The old man isn’t whistling dixie. It is dangerous to go alone. When protagonists quest alone that’s when a spooky crack-addict fox tries to pull your head off in the labyrinth, or a weeping angel tries to send you back in time, or worse….you may be forced to hunt for a second, slightly smaller shrubbery so the Knights Who Say Ni can have that cool two level effect. But in order to avoid spending the entire second act searching for a bush, your character can’t be like Link. Your character needs more than a sword for their adventure. (unless the sword being proffered is Nightblood. That would be sweet!) Your character needs friends that are willing to accompany them.
I don’t think it’s enough just to have a friend cheering the hero/heroine on while they alone vanquish foes. It’s also not enough for the friends to simply guard the hero/heroine’s back. Shared burden, means shared risk and shared trauma. If they fight at the hero/heroine’s back, and come out unscathed it’s not going to be genuine. Sure, depending on the character they may fare better or worse than the hero/heroine but there is still going to be a mental and/or physical toll. That toll, and the recovery from, is what brings the hero/heroine and their companions closer together which in turn makes the journey worthwhile to many readers.

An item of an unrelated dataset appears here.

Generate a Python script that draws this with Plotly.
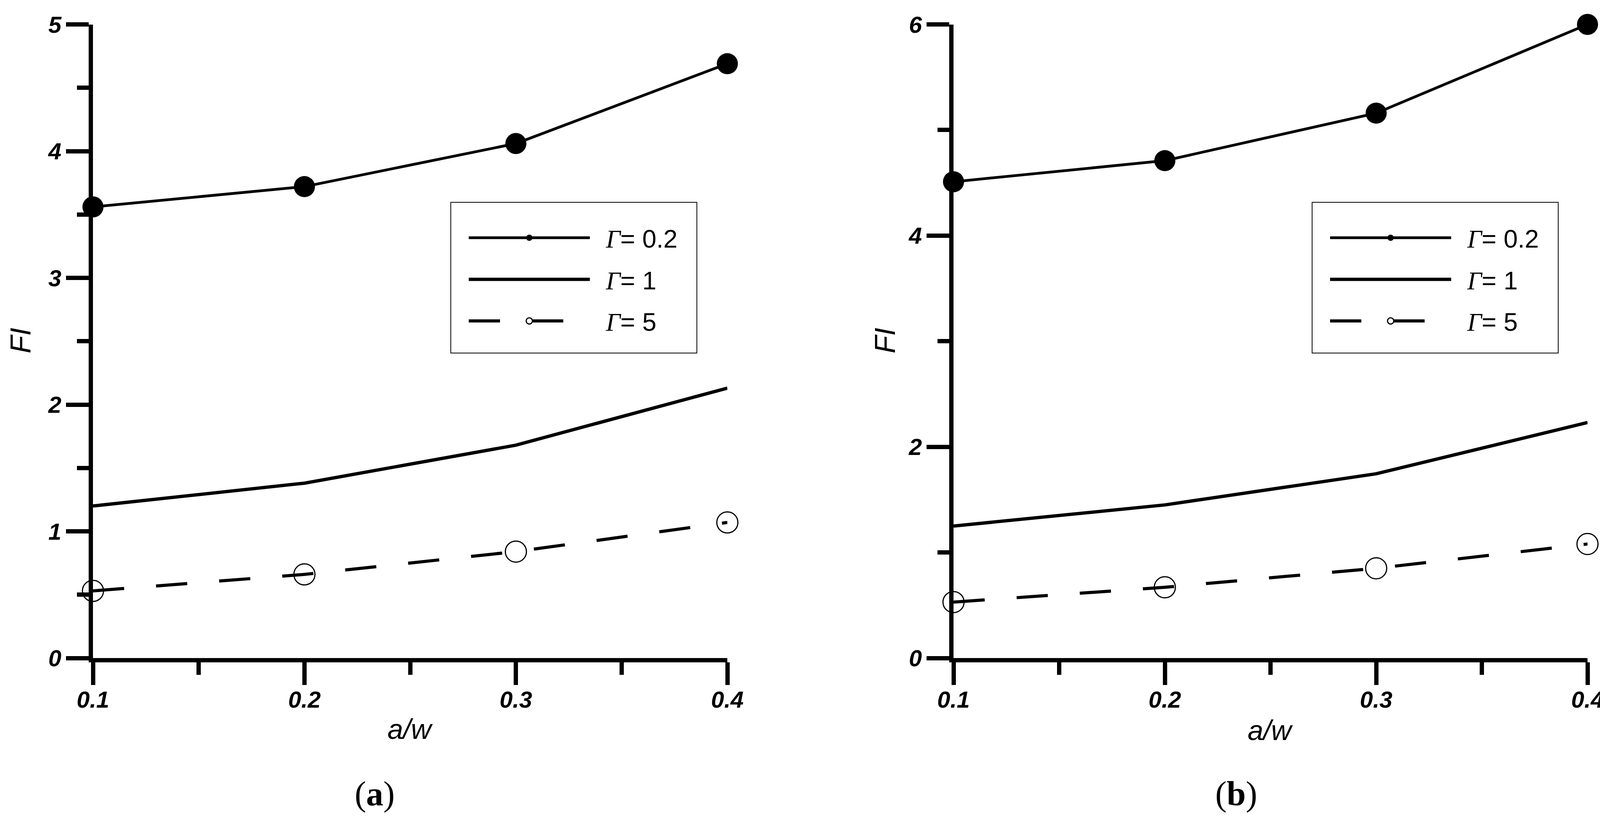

Now, there’s two different ways this can happen and both ironically are found in The Fellowship of the Ring. The first way is Frodo’s Band of Brothers. Frodo, Merry, Pippin, and Sam were pretty tight when circumstances forced Frodo to leave the Shire. But rather then let Frodo go on that very long walk by himself, they join him, sharing the adventure and the many dangers. Even when those dangers separate the hobbits, the danger they did survive together, as well as the dangers they faced apart in pursuit of their common goal, didn’t harm their friendship. Heck, Frodo would have been a goner several times over if it weren’t for Sam. The nice thing about this route is that there’s a baseline relationship to help or hinder all of them along the way. Unlike the other route which is…
The Fellowship — specifically, the non-hobbit members. None of them knew Frodo and company before the Council of Elrond and vice versa. They didn’t know if any of them were traitors, or would succumb to the power of the ring, or would abandon the group. They had to take a chance to serve the greater good and at least try to save the world. It’s not much to base a fledgling relationship on and as expected those fledgling relationships were tried. Some flourished, most in fact, and some died (but we all saw that last one coming, right?). My point being, that they went from zero to FUBAR in a very short time and that amount of strain can only make or break a relationship.
Both of these can be really tricky to pull off but the end result, an unbreakable bond, is usually worth it.